Pihaknya berharap, pihak pemkab menyediakan tempat
yang lebih representatif dari TPK. Atau pedagang dibolehkan berdagang di
sepanjang jalan menuju Alun alun Pati. Atau bahkan boleh menempati Alun alun Pati seperti dulu.
“Kalau mau membuatkan tempat harusnya seperti di Kudus, dibuat taman seperti Balai Jagong. Di sini itu, dulu waktu belum ditempati banyak tenda yang kejatuhan dahan pohon, belum lagi tempatnya angker,” imbuhnya.

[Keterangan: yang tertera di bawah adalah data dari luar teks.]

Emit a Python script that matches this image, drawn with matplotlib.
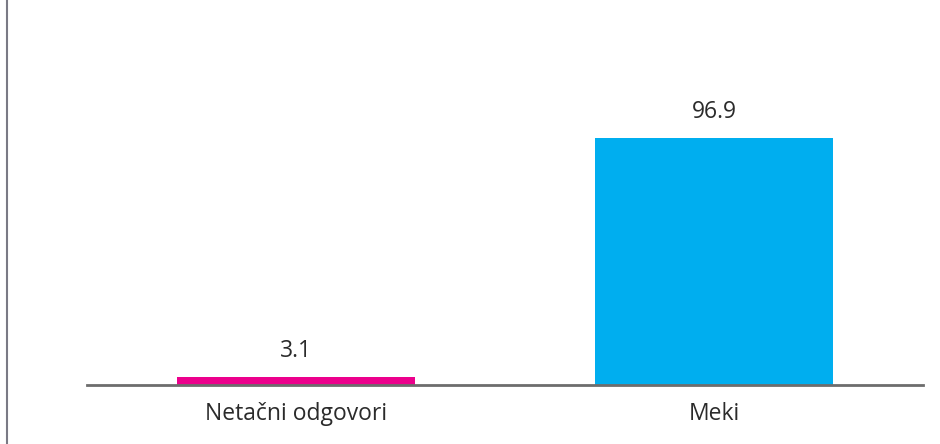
import matplotlib.pyplot as plt
from matplotlib.lines import Line2D

categories = ['Netačni odgovori', 'Meki']
values = [3.1, 96.9]
colors = ['#EC008C', '#00AEEF']

plt.rcParams['font.family'] = ['Open Sans', 'DejaVu Sans']

fig = plt.figure(figsize=(9.4, 4.44), dpi=100)
ax = fig.add_axes([87 / 940, 59 / 444, 836 / 940, 385 / 444])

x = list(range(len(categories)))
bars = ax.bar(x, values, width=0.57, color=colors, zorder=2)

for b, v in zip(bars, values):
    ax.text(b.get_x() + b.get_width() / 2, v + 5.5, f'{v:.1f}',
            ha='center', va='bottom', fontsize=16.5, color='#2b2b2b')

ax.set_xlim(-0.5, 1.5)
ax.set_ylim(0, 151)
ax.set_xticks(x)
ax.set_xticklabels(categories, fontsize=16.5, color='#2b2b2b')
ax.tick_params(axis='x', length=0, pad=12)
ax.set_yticks([])

for side in ['top', 'right', 'left']:
    ax.spines[side].set_visible(False)
ax.spines['bottom'].set_color('#6d6d6d')
ax.spines['bottom'].set_linewidth(2)

# frame line down the left edge
fig.add_artist(Line2D([7.5 / 940, 7.5 / 940], [0, 1], transform=fig.transFigure,
                      color='#7a7a85', linewidth=1.5))

fig.savefig('out.png', dpi=100)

“Kalau mau membuatkan tempat harusnya seperti di Kudus, dibuat taman seperti Balai Jagong. Di sini itu, dulu waktu belum ditempati banyak tenda yang kejatuhan dahan pohon, belum lagi tempatnya angker,” imbuhnya.

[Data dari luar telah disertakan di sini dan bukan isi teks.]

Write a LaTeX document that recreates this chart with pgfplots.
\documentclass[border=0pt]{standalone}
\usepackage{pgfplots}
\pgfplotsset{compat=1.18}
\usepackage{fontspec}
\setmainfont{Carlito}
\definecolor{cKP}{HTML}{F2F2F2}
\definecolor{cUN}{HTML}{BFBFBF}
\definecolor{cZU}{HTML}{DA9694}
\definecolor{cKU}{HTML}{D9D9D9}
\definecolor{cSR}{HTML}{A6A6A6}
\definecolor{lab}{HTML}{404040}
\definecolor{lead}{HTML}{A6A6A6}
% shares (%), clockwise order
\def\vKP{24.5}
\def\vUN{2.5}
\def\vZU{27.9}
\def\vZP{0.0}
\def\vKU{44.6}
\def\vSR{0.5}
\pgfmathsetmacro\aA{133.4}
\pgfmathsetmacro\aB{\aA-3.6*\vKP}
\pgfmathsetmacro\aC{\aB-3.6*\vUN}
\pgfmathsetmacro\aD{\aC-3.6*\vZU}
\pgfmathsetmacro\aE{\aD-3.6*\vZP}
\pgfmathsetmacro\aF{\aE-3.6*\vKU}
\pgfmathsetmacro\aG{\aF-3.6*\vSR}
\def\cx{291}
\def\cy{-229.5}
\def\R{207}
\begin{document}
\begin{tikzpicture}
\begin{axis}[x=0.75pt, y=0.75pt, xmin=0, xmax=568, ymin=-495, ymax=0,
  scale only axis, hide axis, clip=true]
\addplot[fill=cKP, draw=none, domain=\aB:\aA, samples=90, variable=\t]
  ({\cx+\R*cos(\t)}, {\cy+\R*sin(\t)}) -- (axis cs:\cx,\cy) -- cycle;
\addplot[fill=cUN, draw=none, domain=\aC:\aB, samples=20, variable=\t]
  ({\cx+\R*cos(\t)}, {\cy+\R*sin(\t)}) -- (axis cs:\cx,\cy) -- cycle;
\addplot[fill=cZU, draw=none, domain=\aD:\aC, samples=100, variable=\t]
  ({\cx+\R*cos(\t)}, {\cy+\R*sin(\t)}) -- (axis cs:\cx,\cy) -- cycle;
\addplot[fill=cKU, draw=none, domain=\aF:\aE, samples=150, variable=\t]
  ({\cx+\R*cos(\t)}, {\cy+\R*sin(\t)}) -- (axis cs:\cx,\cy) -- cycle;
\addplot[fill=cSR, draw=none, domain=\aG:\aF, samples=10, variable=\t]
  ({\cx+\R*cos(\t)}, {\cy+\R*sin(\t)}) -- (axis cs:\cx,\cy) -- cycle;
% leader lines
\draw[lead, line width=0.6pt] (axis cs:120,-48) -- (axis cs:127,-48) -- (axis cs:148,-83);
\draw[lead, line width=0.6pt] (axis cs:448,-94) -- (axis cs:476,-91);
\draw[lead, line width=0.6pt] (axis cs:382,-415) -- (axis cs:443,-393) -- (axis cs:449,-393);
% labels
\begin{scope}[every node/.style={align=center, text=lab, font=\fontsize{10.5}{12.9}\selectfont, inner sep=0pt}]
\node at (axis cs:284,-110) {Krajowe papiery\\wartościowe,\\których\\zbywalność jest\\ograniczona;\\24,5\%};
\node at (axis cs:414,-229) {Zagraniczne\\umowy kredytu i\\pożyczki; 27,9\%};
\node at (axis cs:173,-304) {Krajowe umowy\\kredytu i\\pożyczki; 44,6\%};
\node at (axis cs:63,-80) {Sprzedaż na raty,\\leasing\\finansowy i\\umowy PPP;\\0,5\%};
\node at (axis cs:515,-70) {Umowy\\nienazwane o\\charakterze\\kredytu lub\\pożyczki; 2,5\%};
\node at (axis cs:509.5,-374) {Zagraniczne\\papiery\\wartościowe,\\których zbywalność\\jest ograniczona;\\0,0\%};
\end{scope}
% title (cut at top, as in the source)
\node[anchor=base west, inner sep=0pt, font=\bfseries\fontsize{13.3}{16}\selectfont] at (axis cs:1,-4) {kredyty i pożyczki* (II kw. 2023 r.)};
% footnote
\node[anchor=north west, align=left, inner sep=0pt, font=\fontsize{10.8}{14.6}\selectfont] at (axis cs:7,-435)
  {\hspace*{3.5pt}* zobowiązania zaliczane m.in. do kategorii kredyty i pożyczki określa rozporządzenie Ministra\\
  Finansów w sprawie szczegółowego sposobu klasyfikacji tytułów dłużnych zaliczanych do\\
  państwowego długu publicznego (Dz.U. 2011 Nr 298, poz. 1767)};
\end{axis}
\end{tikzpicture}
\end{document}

Sehari sebelumnya, Bupati Pati, Haryanto
mengemukakan, sudah berusaha keras untuk meramaikan Tempat Pelelangan Kayu
(TPK) yang berlokasi di belakang GOR Pesantenan, di mana para ex-PKL Alun alun Pati itu berada. Salah satunya dengan mengadakan event dan kegiatan yang melibatkan
massa.
“Jualan itu kan pasang surut. Kita sudah respon
terus itu, besok tanggal 29 ada lari, nanti juga ada lomba menyanyi dan menari
dari SD, TK serta PAUD yang tidak hanya sehari dua hari,” terangnya.
Tidak sampai di situ, pihaknya juga terus berupaya melakukan
pembenahan agar lokasi PKL ex-Alun alun Pati itu tidak sepi pembeli dan membuat
nyaman para pengunjung. Katanya, “Untuk tahun ini, perubahan ini sudah saya
tambah, sebentar lagi akan diaspal yang biasanya ada debu itu kita aspal.”

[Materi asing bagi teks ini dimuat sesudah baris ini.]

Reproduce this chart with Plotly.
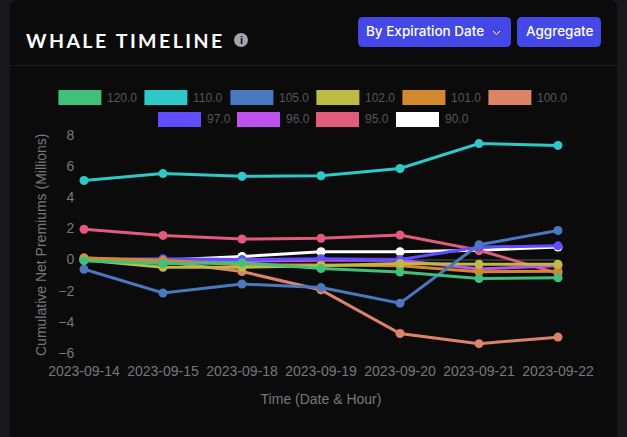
import plotly.graph_objects as go

dates = ["2023-09-14", "2023-09-15", "2023-09-18", "2023-09-19", "2023-09-20", "2023-09-21", "2023-09-22"]
strikes = ["120.0", "110.0", "105.0", "102.0", "101.0", "100.0", "97.0", "96.0", "95.0", "90.0"]
v120 = [-0.07, -0.25, -0.2, -0.58, -0.8, -1.22, -1.17]
v110 = [5.08, 5.52, 5.35, 5.38, 5.85, 7.45, 7.33]
v105 = [-0.62, -2.15, -1.57, -1.8, -2.8, 0.95, 1.87]
v102 = [-0.02, -0.5, -0.5, -0.4, -0.25, -0.3, -0.3]
v101 = [0.1, -0.05, -0.35, -0.35, -0.4, -0.78, -0.75]
v100 = [0.1, -0.13, -0.77, -1.95, -4.75, -5.4, -4.98]
v97 = [0.0, 0.05, 0.0, 0.05, 0.0, 0.8, 0.88]
v96 = [-0.05, -0.02, -0.1, -0.05, -0.05, -0.6, -0.4]
v95 = [1.95, 1.55, 1.32, 1.37, 1.58, 0.6, -0.88]
v90 = [0.0, -0.05, 0.2, 0.5, 0.5, 0.6, 0.8]
series = [v120, v110, v105, v102, v101, v100, v97, v96, v95, v90]
colors = ["#41c07c", "#2fc8c8", "#4a78bf", "#bcbc44", "#d2882c", "#dd8468", "#5f4dff", "#bd52f0", "#e25a7c", "#ffffff"]
title_text = "\u200a\u200a".join("WHALE TIMELINE")

W, H = 627, 437
L, R, T, B = 84, 558, 135, 353
fx = lambda px: (px - L) / (R - L)
fy = lambda py: (B - py) / (B - T)


def rounded(x0, y0, x1, y1, r):
    X0, X1 = fx(x0), fx(x1)
    Y0, Y1 = fy(y0), fy(y1)
    rx, ry = r / (R - L), r / (B - T)
    return (f"M{X0+rx},{Y0} L{X1-rx},{Y0} Q{X1},{Y0} {X1},{Y0-ry} L{X1},{Y1+ry} Q{X1},{Y1} {X1-rx},{Y1} "
            f"L{X0+rx},{Y1} Q{X0},{Y1} {X0},{Y1+ry} L{X0},{Y0-ry} Q{X0},{Y0} {X0+rx},{Y0} Z")


shapes = []
annots = []


def box(path, fill):
    shapes.append(dict(type="path", xref="paper", yref="paper", path=path, fillcolor=fill,
                       line=dict(width=0), layer="below"))


def text(px, py, s, size, color, family="Liberation Sans", anchor="left", weight=None, angle=0):
    annots.append(dict(x=fx(px - 2 if anchor == "left" else px), y=fy(py), xref="paper", yref="paper", text=s,
                       showarrow=False, xanchor=anchor, yanchor="middle", textangle=angle,
                       font=dict(size=size, color=color, family=family, weight=weight)))


# card and header
box(rounded(10, 0, 617, 460, 8), "#0b0b0c")
shapes.append(dict(type="line", xref="paper", yref="paper", x0=fx(10), x1=fx(617), y0=fy(65.5), y1=fy(65.5),
                   line=dict(color="#1b1b1d", width=1), layer="below"))
text(26, 40, title_text, 19.5, "#ffffff", "Lato", weight=700)
shapes.append(dict(type="circle", xref="paper", yref="paper", x0=fx(234), x1=fx(248), y0=fy(33), y1=fy(47),
                   fillcolor="#a3a5ab", line=dict(width=0), layer="below"))
text(241, 40, "i", 11, "#0b0b0c", "Liberation Sans", "center", 700)

# buttons
box(rounded(358, 17, 511, 47, 5), "#4448e6")
box(rounded(517, 17, 601, 47, 5), "#4448e6")
text(366, 31, "By Expiration Date", 13.5, "#ffffff", "Inter", weight=500)
text(526, 31, "Aggregate", 13.5, "#ffffff", "Inter", weight=500)
shapes.append(dict(type="path", xref="paper", yref="paper",
                   path=f"M{fx(493)},{fy(31)} L{fx(496.5)},{fy(34.5)} L{fx(500)},{fy(31)}",
                   line=dict(color="#ffffff", width=1), layer="above"))

# legend
legend_pos = [(58.4, 90), (144.4, 90), (230.4, 90), (316.4, 90), (402.4, 90), (488.4, 90),
              (158, 112), (237, 112), (316, 112), (396, 112)]
for (lx, ly), s, c in zip(legend_pos, strikes, colors):
    shapes.append(dict(type="rect", xref="paper", yref="paper", x0=fx(lx), x1=fx(lx + 43), y0=fy(ly), y1=fy(ly + 15),
                       fillcolor=c, line=dict(width=0), layer="below"))
    text(lx + 49, ly + 7.5, s, 12, "#555558")

# axis titles placed to the pixel
text(41, 245, "Cumulative Net Premiums (Millions)", 14, "#77777a", anchor="center", angle=-90)

fig = go.Figure()
for s, vals, c in reversed(list(zip(strikes, series, colors))):
    fig.add_trace(go.Scatter(x=dates, y=vals, name=s, mode="lines+markers", cliponaxis=False,
                             line=dict(color=c, width=3), marker=dict(color=c, size=9)))

fig.update_layout(
    width=W, height=H, autosize=False, showlegend=False,
    margin=dict(l=L, r=W - R, t=T, b=H - B, pad=0),
    paper_bgcolor="#18181a", plot_bgcolor="rgba(0,0,0,0)",
    font=dict(family="Liberation Sans", size=14, color="#77777a"),
    shapes=shapes, annotations=annots,
    xaxis=dict(type="category", range=[0, 6], showgrid=False, zeroline=False, showline=False,
               ticks="outside", ticklen=5, tickcolor="rgba(0,0,0,0)",
               tickfont=dict(size=14, color="#77777a"),
               title=dict(text="Time (Date & Hour)", font=dict(size=14, color="#77777a"), standoff=16)),
    yaxis=dict(range=[-6, 8], tickvals=[-6, -4, -2, 0, 2, 4, 6, 8], showgrid=False, showline=False,
               zeroline=True, zerolinecolor="#333335", zerolinewidth=2,
               ticks="outside", ticklen=6, tickcolor="rgba(0,0,0,0)",
               tickfont=dict(size=14, color="#77777a")),
)
fig.write_html("out.html", config=dict(displayModeBar=False),
               post_script="document.body.style.margin='0';document.body.style.background='#18181a';")
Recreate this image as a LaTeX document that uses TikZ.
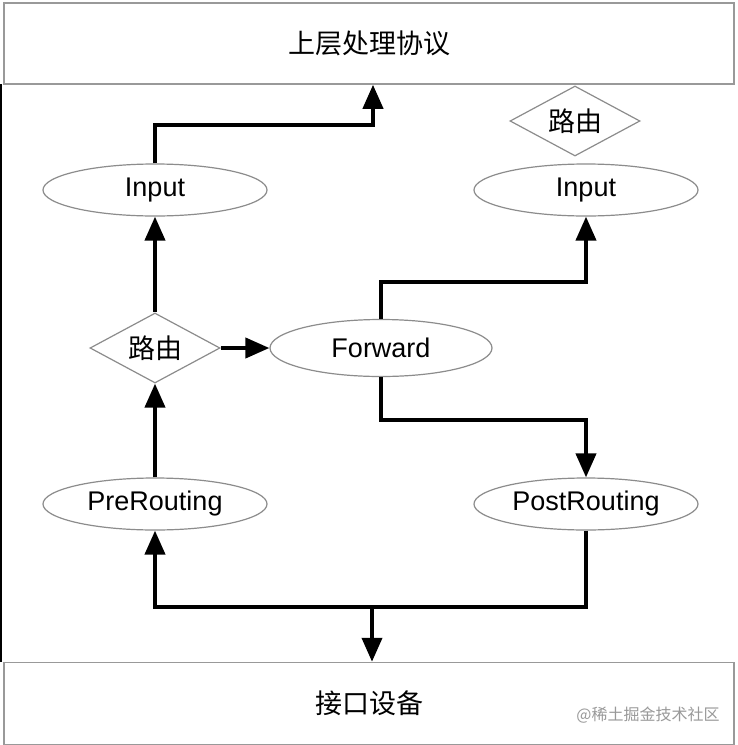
\documentclass[tikz,border=0pt]{standalone}
\usepackage{fontspec}
\setmainfont{Liberation Sans}
\newfontfamily\cjk{Noto Sans CJK SC}
\usetikzlibrary{shapes.geometric,arrows.meta}
\tikzset{
  box/.style={draw=black!40, line width=1.5pt, minimum width=730pt, inner sep=0pt, font=\cjk\fontsize{27}{30}\selectfont},
  oval/.style={ellipse, draw=black!45, line width=1.2pt, minimum width=224pt, minimum height=52pt, inner sep=0pt, font=\fontsize{27}{30}\selectfont},
  dia/.style={diamond, aspect=1.8, draw=black!45, line width=1.2pt, minimum width=130pt, minimum height=70pt, inner sep=0pt, font=\cjk\fontsize{27}{30}\selectfont},
  flow/.style={line width=4pt, -{Triangle[length=24pt,width=20pt]}},
  wmark/.style={text=black!40, font=\cjk\fontsize{16}{19}\selectfont, inner sep=0pt}
}
\begin{document}
\begin{tikzpicture}[x=1pt,y=-1pt]
\path[use as bounding box, fill=white] (0,0) rectangle (738,745);
% left edge line of the screenshot
\draw[line width=1.5pt] (1,84) -- (1,662);
\node[box, minimum height=81pt] (top) at (369,43.5) {\raisebox{-2pt}{上层处理协议}};
\node[box, minimum height=82pt] (bot) at (369,703.5) {接口设备};
\node[wmark] (wm) at (648,715) {@稀土掘金技术社区};

\node[oval] (inL) at (155,190) {\raisebox{-2pt}{Input}};
\node[oval] (inR) at (586,190) {\raisebox{-2pt}{Input}};
\node[dia] (dR) at (575,121) {路由};
\node[dia] (dL) at (155,348) {路由};
\node[oval, minimum width=222pt, minimum height=57pt] (fw) at (381,348) {Forward};
\node[oval] (pre) at (155,504) {\raisebox{-2pt}{PreRouting}};
\node[oval] (post) at (586,504) {\raisebox{-2pt}{PostRouting}};

\coordinate (c1) at (373,125);
\coordinate (c2) at (381,282);
\coordinate (c3) at (381,420);
\coordinate (c4) at (586,607);
\coordinate (c5) at (372,607);

\draw[flow] (inL.north) |- (c1) -- (c1 |- top.south);
\draw[flow] (dL.north) -- (inL.south);
\draw[flow] (pre.north) -- (dL.south);
\draw[flow] (dL.east) -- (fw.west);
\draw[flow] (fw.north) -- (c2) -| (inR.south);
\draw[flow] (fw.south) -- (c3) -| (post.north);
\draw[flow] (post.south) -- (c4) -| (pre.south);
\draw[flow] (c5) -- (c5 |- bot.north);
\end{tikzpicture}
\end{document}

Menurutnya, tidak hanya pihak pemerintah saja yang
melakukan penataan lokasi agar menjadi magnet para pelancong. Namun, para PKL
juga harus berinovasi supaya dagangannya laris terjual.
“Kami semua sudah berusaha untuk membantu biar
dagangannya itu laku. Kan harus ada inovasi. Pertama jualannya, kedua tempatnya
ditata. Itu di Gedung Juang awalnya kan gak laku, sekarang kan laku, karena apa
tempatnya ditata, dikasih perna-pernik kan menarik,” sebutnya.
Ditambahkan, dalam waktu dekat pihaknya bakal
melangsungkan verifikasi faktual data para PKL di TPK. Tegas Bupati, “Nanti akan
saya verifikasi yang faktual, siapa yang berdagang di situ dan siapa yang tidak
berjualan di situ. Kalau memang tidak berjualan, ya apa boleh buat, saya
ngundang yang mau jualan di situ.” [Fadil]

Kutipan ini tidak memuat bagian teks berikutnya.